- [DATASET SECTION]
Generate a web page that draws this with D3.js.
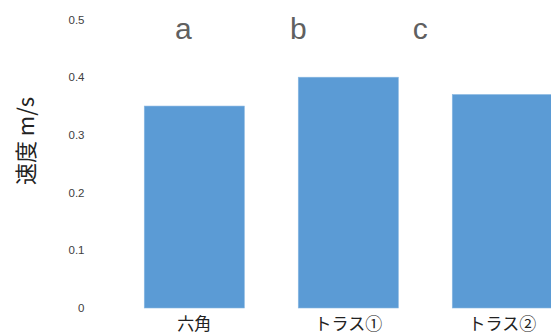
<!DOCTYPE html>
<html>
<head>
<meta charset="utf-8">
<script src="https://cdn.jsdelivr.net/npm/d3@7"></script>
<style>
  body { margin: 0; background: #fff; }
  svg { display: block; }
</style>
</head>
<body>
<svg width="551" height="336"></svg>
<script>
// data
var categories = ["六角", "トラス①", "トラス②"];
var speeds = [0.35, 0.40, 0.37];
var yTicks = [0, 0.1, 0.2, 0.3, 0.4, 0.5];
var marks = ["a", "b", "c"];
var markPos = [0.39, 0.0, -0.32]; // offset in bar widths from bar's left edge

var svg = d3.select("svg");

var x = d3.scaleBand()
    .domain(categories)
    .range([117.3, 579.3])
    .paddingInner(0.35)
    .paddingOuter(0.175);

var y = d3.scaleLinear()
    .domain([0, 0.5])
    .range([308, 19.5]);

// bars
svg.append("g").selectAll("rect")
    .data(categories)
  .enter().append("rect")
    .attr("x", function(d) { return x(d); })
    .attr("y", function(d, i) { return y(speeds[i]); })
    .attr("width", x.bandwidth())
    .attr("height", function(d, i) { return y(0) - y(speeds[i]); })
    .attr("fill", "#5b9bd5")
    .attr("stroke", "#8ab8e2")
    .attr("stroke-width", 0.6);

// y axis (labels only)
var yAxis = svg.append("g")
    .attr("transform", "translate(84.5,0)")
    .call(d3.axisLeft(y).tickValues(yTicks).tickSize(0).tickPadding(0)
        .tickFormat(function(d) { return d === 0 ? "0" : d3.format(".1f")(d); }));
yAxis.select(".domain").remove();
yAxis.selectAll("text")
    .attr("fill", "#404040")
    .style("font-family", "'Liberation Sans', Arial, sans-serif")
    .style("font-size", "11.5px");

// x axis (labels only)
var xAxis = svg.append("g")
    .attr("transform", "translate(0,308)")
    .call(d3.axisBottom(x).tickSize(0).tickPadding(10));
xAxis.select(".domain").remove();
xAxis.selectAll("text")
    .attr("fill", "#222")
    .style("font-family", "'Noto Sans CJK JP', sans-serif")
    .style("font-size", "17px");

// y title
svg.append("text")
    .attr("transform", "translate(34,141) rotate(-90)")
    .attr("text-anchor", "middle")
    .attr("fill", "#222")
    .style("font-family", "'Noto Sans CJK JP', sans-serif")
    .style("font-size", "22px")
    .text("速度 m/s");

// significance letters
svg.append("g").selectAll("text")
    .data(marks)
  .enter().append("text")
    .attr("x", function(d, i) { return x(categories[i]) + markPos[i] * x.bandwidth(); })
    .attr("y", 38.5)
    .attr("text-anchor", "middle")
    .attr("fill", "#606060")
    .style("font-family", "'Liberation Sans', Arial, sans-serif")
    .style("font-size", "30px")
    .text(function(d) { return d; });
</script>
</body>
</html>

- [PROBLEM DESCRIPTION]
Each line of the data is to be duplicated exactly; pictures stay out of the copy.

- [ANSWER TO THIS TASK]
Generate a web page that draws this with D3.js.
<!DOCTYPE html>
<html>
<head>
<meta charset="utf-8">
<script src="https://cdn.jsdelivr.net/npm/d3@7"></script>
<style>
  body { margin: 0; background: #fff; }
  svg { display: block; }
</style>
</head>
<body>
<svg width="551" height="336"></svg>
<script>
// data
var categories = ["六角", "トラス①", "トラス②"];
var speeds = [0.35, 0.40, 0.37];
var yTicks = [0, 0.1, 0.2, 0.3, 0.4, 0.5];
var marks = ["a", "b", "c"];
var markPos = [0.39, 0.0, -0.32]; // offset in bar widths from bar's left edge

var svg = d3.select("svg");

var x = d3.scaleBand()
    .domain(categories)
    .range([117.3, 579.3])
    .paddingInner(0.35)
    .paddingOuter(0.175);

var y = d3.scaleLinear()
    .domain([0, 0.5])
    .range([308, 19.5]);

// bars
svg.append("g").selectAll("rect")
    .data(categories)
  .enter().append("rect")
    .attr("x", function(d) { return x(d); })
    .attr("y", function(d, i) { return y(speeds[i]); })
    .attr("width", x.bandwidth())
    .attr("height", function(d, i) { return y(0) - y(speeds[i]); })
    .attr("fill", "#5b9bd5")
    .attr("stroke", "#8ab8e2")
    .attr("stroke-width", 0.6);

// y axis (labels only)
var yAxis = svg.append("g")
    .attr("transform", "translate(84.5,0)")
    .call(d3.axisLeft(y).tickValues(yTicks).tickSize(0).tickPadding(0)
        .tickFormat(function(d) { return d === 0 ? "0" : d3.format(".1f")(d); }));
yAxis.select(".domain").remove();
yAxis.selectAll("text")
    .attr("fill", "#404040")
    .style("font-family", "'Liberation Sans', Arial, sans-serif")
    .style("font-size", "11.5px");

// x axis (labels only)
var xAxis = svg.append("g")
    .attr("transform", "translate(0,308)")
    .call(d3.axisBottom(x).tickSize(0).tickPadding(10));
xAxis.select(".domain").remove();
xAxis.selectAll("text")
    .attr("fill", "#222")
    .style("font-family", "'Noto Sans CJK JP', sans-serif")
    .style("font-size", "17px");

// y title
svg.append("text")
    .attr("transform", "translate(34,141) rotate(-90)")
    .attr("text-anchor", "middle")
    .attr("fill", "#222")
    .style("font-family", "'Noto Sans CJK JP', sans-serif")
    .style("font-size", "22px")
    .text("速度 m/s");

// significance letters
svg.append("g").selectAll("text")
    .data(marks)
  .enter().append("text")
    .attr("x", function(d, i) { return x(categories[i]) + markPos[i] * x.bandwidth(); })
    .attr("y", 38.5)
    .attr("text-anchor", "middle")
    .attr("fill", "#606060")
    .style("font-family", "'Liberation Sans', Arial, sans-serif")
    .style("font-size", "30px")
    .text(function(d) { return d; });
</script>
</body>
</html>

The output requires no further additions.